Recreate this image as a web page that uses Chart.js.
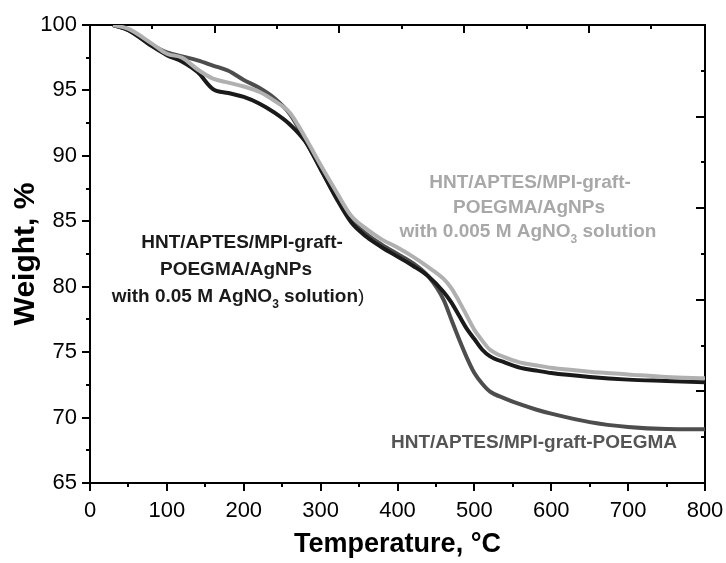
<!DOCTYPE html>
<html>
<head>
<meta charset="utf-8">
<script src="https://cdn.jsdelivr.net/npm/chart.js@4/dist/chart.umd.min.js"></script>
<style>
  html, body { margin: 0; padding: 0; background: #fff; }
  #wrap { width: 726px; height: 563px; }
</style>
</head>
<body>
<div id="wrap"><canvas id="tga"></canvas></div>
<script>
// Temperature points (°C) shared by all three TGA curves
const temps = [30, 50, 80, 100, 120, 140, 160, 180, 200, 220, 240, 260, 280, 300, 320, 340, 360, 380, 400,
               420, 440, 460, 470, 480, 490, 500, 510, 520, 540, 560, 580, 600, 650, 700, 750, 800];

// Weight, % for each sample
const agnp005M = [100, 99.6, 98.4, 97.7, 97.2, 96.4, 95.1, 94.8, 94.5, 94.0, 93.3, 92.4, 91.1, 89.0, 86.8, 84.9, 83.8, 83.0, 82.3,
                  81.6, 80.8, 79.6, 78.8, 77.8, 76.8, 76.0, 75.2, 74.7, 74.2, 73.8, 73.6, 73.4, 73.1, 72.9, 72.8, 72.7];
const agnp0005M = [100, 99.7, 98.6, 97.8, 97.5, 96.6, 95.9, 95.6, 95.3, 94.9, 94.2, 93.3, 91.4, 89.3, 87.3, 85.4, 84.4, 83.6, 83.0,
                   82.3, 81.5, 80.6, 79.9, 78.9, 77.8, 76.7, 75.9, 75.2, 74.6, 74.2, 74.0, 73.8, 73.5, 73.3, 73.1, 73.0];
const poegma = [100, 99.6, 98.5, 97.9, 97.6, 97.3, 96.9, 96.5, 95.8, 95.2, 94.4, 93.2, 91.2, 89.0, 86.9, 85.1, 84.0, 83.2, 82.5,
                81.8, 80.8, 79.0, 77.5, 76.0, 74.6, 73.4, 72.6, 72.0, 71.45, 71.0, 70.62, 70.3, 69.65, 69.28, 69.12, 69.1];

const xTicks = [0, 100, 200, 300, 400, 500, 600, 700, 800];
const yTicks = [65, 70, 75, 80, 85, 90, 95, 100];

const FONT = "'Liberation Sans', Arial, sans-serif";

function pts(ys) {
    return temps.map((t, i) => ({ x: t, y: ys[i] }));
}

// Tick marks drawn by hand so that minor ones can be shorter
const tickMarks = {
    id: 'tickMarks',
    afterDraw(chart) {
        const ctx = chart.ctx;
        const s = chart.scales;
        ctx.save();
        ctx.strokeStyle = '#000';
        ctx.lineWidth = 2;
        ctx.beginPath();
        // bottom axis, outward
        for (let v = 0; v <= 800; v += 50) {
            const px = Math.round(s.x.getPixelForValue(v));
            const len = v % 100 === 0 ? 8 : 4;
            ctx.moveTo(px, s.x.top); ctx.lineTo(px, s.x.top + len);
        }
        // left axis, outward
        for (let v = 65; v <= 100; v += 2.5) {
            const py = Math.round(s.y.getPixelForValue(v));
            const len = v % 5 === 0 ? 8 : 4;
            ctx.moveTo(s.y.right, py); ctx.lineTo(s.y.right - len, py);
        }
        // top axis, inward
        for (let v = 100; v <= 900; v += 100) {
            const px = Math.round(s.x2.getPixelForValue(v));
            const len = v % 200 === 0 ? 8 : 4;
            ctx.moveTo(px, s.x2.bottom); ctx.lineTo(px, s.x2.bottom + len);
        }
        // right axis, inward
        for (let v = 10; v <= 90; v += 10) {
            const py = Math.round(s.y2.getPixelForValue(v));
            const len = v % 20 === 0 ? 9 : 4;
            ctx.moveTo(s.y2.left, py); ctx.lineTo(s.y2.left - len, py);
        }
        ctx.stroke();
        ctx.restore();
    }
};

// Curve labels, with subscript support
const labels = [
    { x: 242, y: 243, color: '#1a1a1a', parts: [['HNT/APTES/MPI-graft-']] },
    { x: 236, y: 270, color: '#1a1a1a', parts: [['POEGMA/AgNPs']] },
    { x: 238, y: 297, color: '#1a1a1a', parts: [['with 0.05 M AgNO'], ['3', true], [' solution'], [')', false, true]] },
    { x: 530, y: 183, color: '#a8a8a8', parts: [['HNT/APTES/MPI-graft-']] },
    { x: 529, y: 208, color: '#a8a8a8', parts: [['POEGMA/AgNPs']] },
    { x: 528, y: 232, color: '#a8a8a8', parts: [['with 0.005 M AgNO'], ['3', true], [' solution']] },
    { x: 534, y: 443, color: '#555555', parts: [['HNT/APTES/MPI-graft-POEGMA']] }
];

const curveLabels = {
    id: 'curveLabels',
    afterDraw(chart) {
        const ctx = chart.ctx;
        ctx.save();
        ctx.textBaseline = 'middle';
        ctx.textAlign = 'left';
        labels.forEach(l => {
            const fontFor = p => p[1] ? `bold 12px ${FONT}` : (p[2] ? `19px ${FONT}` : `bold 19px ${FONT}`);
            let total = 0;
            l.parts.forEach(p => { ctx.font = fontFor(p); total += ctx.measureText(p[0]).width; });
            let cx = l.x - total / 2;
            ctx.fillStyle = l.color;
            l.parts.forEach(p => {
                ctx.font = fontFor(p);
                ctx.fillText(p[0], cx, p[1] ? l.y + 8 : l.y);
                cx += ctx.measureText(p[0]).width;
            });
        });
        ctx.restore();
    }
};

const lineStyle = (color) => ({
    borderColor: color,
    backgroundColor: color,
    borderWidth: 4,
    pointRadius: 0,
    fill: false,
    cubicInterpolationMode: 'monotone'
});

new Chart(document.getElementById('tga'), {
    type: 'line',
    data: {
        datasets: [
            { label: '0.005 M AgNO3', data: pts(agnp0005M), ...lineStyle('#b0b0b0') },
            { label: '0.05 M AgNO3', data: pts(agnp005M), ...lineStyle('#1a1a1a') },
            { label: 'POEGMA', data: pts(poegma), ...lineStyle('#4d4d4d') }
        ]
    },
    options: {
        responsive: true,
        maintainAspectRatio: false,
        animation: false,
        layout: { padding: 0, autoPadding: false },
        plugins: { legend: { display: false }, tooltip: { enabled: false } },
        scales: {
            x: {
                type: 'linear', position: 'bottom', min: 0, max: 800,
                afterFit: s => { s.height = 80; s.paddingLeft = 0; s.paddingRight = 0; },
                afterBuildTicks: s => { s.ticks = xTicks.map(v => ({ value: v })); },
                grid: { display: false, drawTicks: false },
                border: { display: true, color: '#000', width: 2 },
                ticks: { color: '#000', font: { family: FONT, size: 22 }, padding: 15, maxRotation: 0 },
                title: { display: true, text: 'Temperature, °C', color: '#000',
                         font: { family: FONT, size: 27, weight: 'bold' }, padding: { top: 0, bottom: 2 } }
            },
            x2: {
                type: 'linear', position: 'top', min: 0, max: 986,
                afterFit: s => { s.height = 25; s.paddingLeft = 0; s.paddingRight = 0; },
                grid: { display: false, drawTicks: false },
                border: { display: true, color: '#000', width: 2 },
                ticks: { display: false }
            },
            y: {
                type: 'linear', position: 'left', min: 65, max: 100,
                afterFit: s => { s.width = 90; s.paddingTop = 0; s.paddingBottom = 0; },
                afterBuildTicks: s => { s.ticks = yTicks.map(v => ({ value: v })); },
                grid: { display: false, drawTicks: false },
                border: { display: true, color: '#000', width: 2 },
                ticks: { color: '#000', font: { family: FONT, size: 22 }, padding: 13 },
                title: { display: true, text: 'Weight, %', color: '#000',
                         font: { family: FONT, size: 30, weight: 'bold' }, padding: { top: 8, bottom: 0 } }
            },
            y2: {
                type: 'linear', position: 'right', min: 0, max: 100,
                afterFit: s => { s.width = 21; },
                grid: { display: false, drawTicks: false },
                border: { display: true, color: '#000', width: 2 },
                ticks: { display: false }
            }
        }
    },
    plugins: [tickMarks, curveLabels]
});
</script>
</body>
</html>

┄┄┄┄┄┄

**BRIEF**
Only the lines from the top of the data through the line with "700, 750, 800];" should be quoted, exactly and with both ends kept; skip the pictures.

**REPLY TO THE EXERCISE**
Recreate this image as a web page that uses Chart.js.
<!DOCTYPE html>
<html>
<head>
<meta charset="utf-8">
<script src="https://cdn.jsdelivr.net/npm/chart.js@4/dist/chart.umd.min.js"></script>
<style>
  html, body { margin: 0; padding: 0; background: #fff; }
  #wrap { width: 726px; height: 563px; }
</style>
</head>
<body>
<div id="wrap"><canvas id="tga"></canvas></div>
<script>
// Temperature points (°C) shared by all three TGA curves
const temps = [30, 50, 80, 100, 120, 140, 160, 180, 200, 220, 240, 260, 280, 300, 320, 340, 360, 380, 400,
               420, 440, 460, 470, 480, 490, 500, 510, 520, 540, 560, 580, 600, 650, 700, 750, 800];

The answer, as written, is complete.